EXERCISE BRIEF:
Transcribe each line of the material as it is, and drop any picture.

MATERIAL:
★ ★ ★ ★ ★ ★ ★
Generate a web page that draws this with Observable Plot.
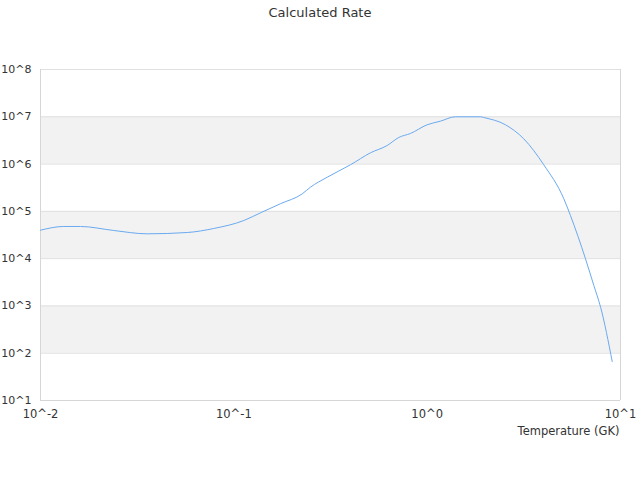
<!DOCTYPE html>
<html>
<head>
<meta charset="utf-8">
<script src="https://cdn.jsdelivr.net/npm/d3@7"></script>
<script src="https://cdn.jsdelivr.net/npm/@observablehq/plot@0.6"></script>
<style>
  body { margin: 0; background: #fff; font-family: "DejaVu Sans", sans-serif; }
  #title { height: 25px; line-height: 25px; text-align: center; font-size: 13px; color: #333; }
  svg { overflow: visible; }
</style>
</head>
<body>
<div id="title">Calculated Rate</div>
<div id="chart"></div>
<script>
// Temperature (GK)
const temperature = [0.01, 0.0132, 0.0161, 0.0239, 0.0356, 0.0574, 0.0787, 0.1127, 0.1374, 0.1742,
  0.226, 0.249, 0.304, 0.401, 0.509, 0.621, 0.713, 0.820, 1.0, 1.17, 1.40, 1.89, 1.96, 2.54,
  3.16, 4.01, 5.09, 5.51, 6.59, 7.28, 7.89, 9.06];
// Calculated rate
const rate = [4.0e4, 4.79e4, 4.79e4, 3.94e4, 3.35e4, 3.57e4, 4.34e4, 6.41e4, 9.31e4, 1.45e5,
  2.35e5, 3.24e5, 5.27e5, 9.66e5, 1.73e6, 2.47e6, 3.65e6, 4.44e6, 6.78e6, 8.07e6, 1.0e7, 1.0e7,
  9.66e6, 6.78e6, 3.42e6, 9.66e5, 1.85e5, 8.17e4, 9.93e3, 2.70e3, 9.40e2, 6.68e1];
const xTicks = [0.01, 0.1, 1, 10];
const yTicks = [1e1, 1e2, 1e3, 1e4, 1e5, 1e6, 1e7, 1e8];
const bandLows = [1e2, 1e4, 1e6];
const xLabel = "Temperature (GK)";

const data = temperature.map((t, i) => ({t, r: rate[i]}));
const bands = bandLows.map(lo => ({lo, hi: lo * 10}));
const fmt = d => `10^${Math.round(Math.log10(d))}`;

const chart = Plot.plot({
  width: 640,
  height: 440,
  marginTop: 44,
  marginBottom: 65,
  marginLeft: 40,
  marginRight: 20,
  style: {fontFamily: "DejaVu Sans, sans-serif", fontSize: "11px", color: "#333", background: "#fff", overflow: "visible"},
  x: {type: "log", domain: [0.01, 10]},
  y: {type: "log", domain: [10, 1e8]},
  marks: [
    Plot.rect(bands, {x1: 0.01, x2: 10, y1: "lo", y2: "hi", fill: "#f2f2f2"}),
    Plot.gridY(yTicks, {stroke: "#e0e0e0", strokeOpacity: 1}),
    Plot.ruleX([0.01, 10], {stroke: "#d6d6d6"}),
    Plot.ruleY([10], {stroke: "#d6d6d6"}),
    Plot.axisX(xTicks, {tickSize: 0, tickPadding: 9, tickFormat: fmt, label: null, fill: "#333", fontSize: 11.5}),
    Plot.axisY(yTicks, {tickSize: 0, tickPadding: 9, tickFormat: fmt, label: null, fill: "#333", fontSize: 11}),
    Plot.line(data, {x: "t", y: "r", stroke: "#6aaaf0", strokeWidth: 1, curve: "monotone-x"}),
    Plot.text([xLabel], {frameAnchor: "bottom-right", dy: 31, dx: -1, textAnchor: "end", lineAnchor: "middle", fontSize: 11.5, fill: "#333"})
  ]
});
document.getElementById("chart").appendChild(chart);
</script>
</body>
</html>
★ ★ ★ ★ ★ ★ ★
EXERCISE SOLUTION:
Generate a web page that draws this with Observable Plot.
<!DOCTYPE html>
<html>
<head>
<meta charset="utf-8">
<script src="https://cdn.jsdelivr.net/npm/d3@7"></script>
<script src="https://cdn.jsdelivr.net/npm/@observablehq/plot@0.6"></script>
<style>
  body { margin: 0; background: #fff; font-family: "DejaVu Sans", sans-serif; }
  #title { height: 25px; line-height: 25px; text-align: center; font-size: 13px; color: #333; }
  svg { overflow: visible; }
</style>
</head>
<body>
<div id="title">Calculated Rate</div>
<div id="chart"></div>
<script>
// Temperature (GK)
const temperature = [0.01, 0.0132, 0.0161, 0.0239, 0.0356, 0.0574, 0.0787, 0.1127, 0.1374, 0.1742,
  0.226, 0.249, 0.304, 0.401, 0.509, 0.621, 0.713, 0.820, 1.0, 1.17, 1.40, 1.89, 1.96, 2.54,
  3.16, 4.01, 5.09, 5.51, 6.59, 7.28, 7.89, 9.06];
// Calculated rate
const rate = [4.0e4, 4.79e4, 4.79e4, 3.94e4, 3.35e4, 3.57e4, 4.34e4, 6.41e4, 9.31e4, 1.45e5,
  2.35e5, 3.24e5, 5.27e5, 9.66e5, 1.73e6, 2.47e6, 3.65e6, 4.44e6, 6.78e6, 8.07e6, 1.0e7, 1.0e7,
  9.66e6, 6.78e6, 3.42e6, 9.66e5, 1.85e5, 8.17e4, 9.93e3, 2.70e3, 9.40e2, 6.68e1];
const xTicks = [0.01, 0.1, 1, 10];
const yTicks = [1e1, 1e2, 1e3, 1e4, 1e5, 1e6, 1e7, 1e8];
const bandLows = [1e2, 1e4, 1e6];
const xLabel = "Temperature (GK)";

const data = temperature.map((t, i) => ({t, r: rate[i]}));
const bands = bandLows.map(lo => ({lo, hi: lo * 10}));
const fmt = d => `10^${Math.round(Math.log10(d))}`;

const chart = Plot.plot({
  width: 640,
  height: 440,
  marginTop: 44,
  marginBottom: 65,
  marginLeft: 40,
  marginRight: 20,
  style: {fontFamily: "DejaVu Sans, sans-serif", fontSize: "11px", color: "#333", background: "#fff", overflow: "visible"},
  x: {type: "log", domain: [0.01, 10]},
  y: {type: "log", domain: [10, 1e8]},
  marks: [
    Plot.rect(bands, {x1: 0.01, x2: 10, y1: "lo", y2: "hi", fill: "#f2f2f2"}),
    Plot.gridY(yTicks, {stroke: "#e0e0e0", strokeOpacity: 1}),
    Plot.ruleX([0.01, 10], {stroke: "#d6d6d6"}),
    Plot.ruleY([10], {stroke: "#d6d6d6"}),
    Plot.axisX(xTicks, {tickSize: 0, tickPadding: 9, tickFormat: fmt, label: null, fill: "#333", fontSize: 11.5}),
    Plot.axisY(yTicks, {tickSize: 0, tickPadding: 9, tickFormat: fmt, label: null, fill: "#333", fontSize: 11}),
    Plot.line(data, {x: "t", y: "r", stroke: "#6aaaf0", strokeWidth: 1, curve: "monotone-x"}),
    Plot.text([xLabel], {frameAnchor: "bottom-right", dy: 31, dx: -1, textAnchor: "end", lineAnchor: "middle", fontSize: 11.5, fill: "#333"})
  ]
});
document.getElementById("chart").appendChild(chart);
</script>
</body>
</html>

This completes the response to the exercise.